We owe a kinship duty to those future family members. Just as everything about us we got from others—even those things we most uniquely created in our own lives, we create out of pieces of the things that others gave us the opportunity to use—so too will the people who come after us, our kin, build their worlds from the options we leave them. 

The real wealth we leave to the future will be found in the number of available pathways we leave them. The more options people have, the more ways of doing things, the more durable their resources, the more resilient their systems, the greater the long-term wealth they possess. A large bank account is a kind of option, but it fails in a great many futures. Fortunes dissipate, currencies crash, nations fail. A salmon run on the other hand is also a kind of wealth. It's a kind of wealth that holds its value among a great many potential states of human being. A way of thinking is a kind of wealth that can hold its value in certain circumstances forever. We are made richer by natural capital. We are made richer by cultural capital, by the ability to think a wider variety of things. We are made richer, as well, by the problems we don't inherit. 

When we eradicated smallpox in the wild, we made the world wealthier for generations to come. Hundreds of millions of people who might have died, won’t; untold misery that would have been endured, won’t have to be; losses that would have left families and communities struggling to heal and rebuild will not be felt. We would be poorer if we lived in a world of epidemic smallpox. Similarly, the people of the future will be poorer if we leave them a ruined climate, will be poorer if we leave them a legacy of failed states, crisis zones and mass refugees. The best kinds of legacy wealth are not in fact riches, but are tools for possibility creation; the next best legacies are disasters avoided.

To my mind, much of the point of planetary thinking is to try and tease out what genuine options we might most wisely gift to the future. Planetary thinking is a tool for reclaiming our kinship with the future. It is also a tool, therefore, for doing work that is worth doing. Because any work that impoverishes the future is at best trivial, and most likely deeply immoral. Any work that increases options of the future by allowing it to rest upon a richer base of natural capital, by allowing the people in the future to respond to their problems with a wider, more colorful palette of mental solutions, by allowing the people of the future to confront their own struggles, not to struggle constantly with the problems we have left them: That is good work. 

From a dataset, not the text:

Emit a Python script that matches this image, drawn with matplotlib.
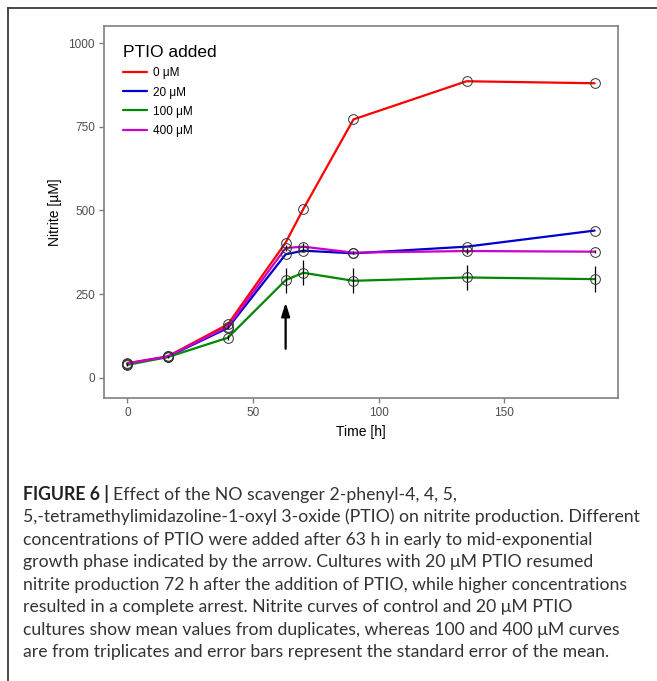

We live at in inflection point today where the amount of bad work being done—work that is at best meaningless and at worst sociopathic—vastly overwhelms the amount of good work being done. Which means those of us who aspire to do some good work while we're here need to be smarter. We need to be clearer about what good work might be; that clarity itself represents no small task. We also need to become the people who can get good work done.

We are unfortunately obliged with a duty to not only think better but to do better. That duty can weigh heavily on us. It obliges us all to become people who can do more than most of us find comfortable to expect of ourselves. But that duty can also be, I have found, a source of real joy. It lets us connect to the real vitality of a life of the mind. It lets us connect to a way of being in our own experience, using our own particular gifts and skills and knowledge, to try and do something which is really hard, but which also gives life meaning—work engaging both in terms of the craft of action and the experience of purpose that only comes from making things that matter. It also (and I personally think this is no small thing) throws us into the company of remarkable people. 

I woke up this morning. I'd been dreaming. Big dreams. I can’t remember what about, other than that there were vistas and journeys and love and flying in those dreams. A feeling came to me as I lay in bed. It was a feeling of continuity and connection. It was a feeling that said within myself, “You are part of something that has been going on for a very long time, and you are part of something that is only just beginning. That thing is the same thing. What do you want to do with your day?”